If we desire, therefore, our sins to be blotted out before God, and to be buried in the depths of the sea... we must recall them often and constantly to our remembrance: for when they are kept before our eyes we then flee seriously to God for mercy, and are properly prepared by humility and fear.

He also cites John Newton, who instructed that the following be written as his epitaph:

John Newton, Clerk, once an infidel and libertine, a servant of slaves in Africa, was, by the rich mercy of our Lord and Savior, Jesus Christ, preserved, restored, pardoned and appointed to preach the faith he had long labored to destroy.

Friends, let us therefore remember the depth of our sinfulness from which we were delivered by God's grace. If we have a proper view of things, we would recognize that there is no goodness within ourselves to which we can appeal, no obedience that can form the basis for confidence in the presence of the Lord. Our hope is only in the Lord.

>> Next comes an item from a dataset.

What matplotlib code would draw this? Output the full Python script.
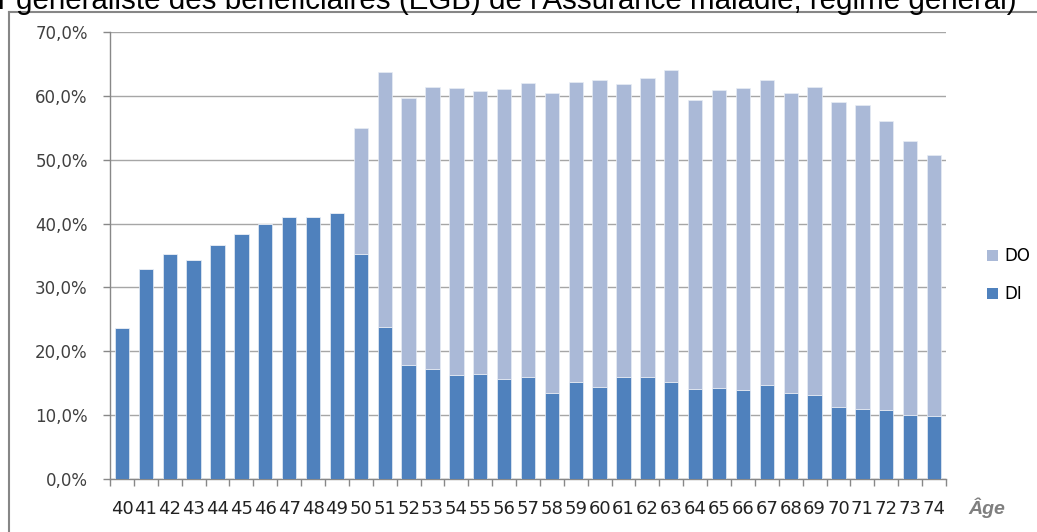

Likewise, Israel could look back to the days of her youth, when she was naked, bare and left for dead, but God chose her to live, not on the basis of anything in herself but simply his own sovereign will. If He chose her once, could He not do so again? If he covenanted with her once, may he not do so once again, and this time forever? Were it not for the Lord's own words it would be too much to hope for. Second chances like that simply don't happen in real life. Lightning never strikes twice in the same place. Yet, that is precisely what the Lord affirms. 

And this too is our hope. By God's decree and through the precious blood of Jesus Christ, we have entered into the everlasting covenant that God promised to His people Israel. 


Passage: Ezekiel 16-17

On Tuesday, September 13, 2011, Stephen wrote,

"All the trees of the forest will know that I the LORD bring down the tall tree and make the low tree grow tall. I dry up the green tree and make the dry tree flourish."

 God is the one who can give and take away things. He will give things that we need and won't give things that he knows will bring disaster on us. That's why we praise Him whether world around us is favorable or not. His steadfast love for us is more than sufficient! I rejoice in the Lord whose sovereignty governs my life just as entire history of human race depends on Him.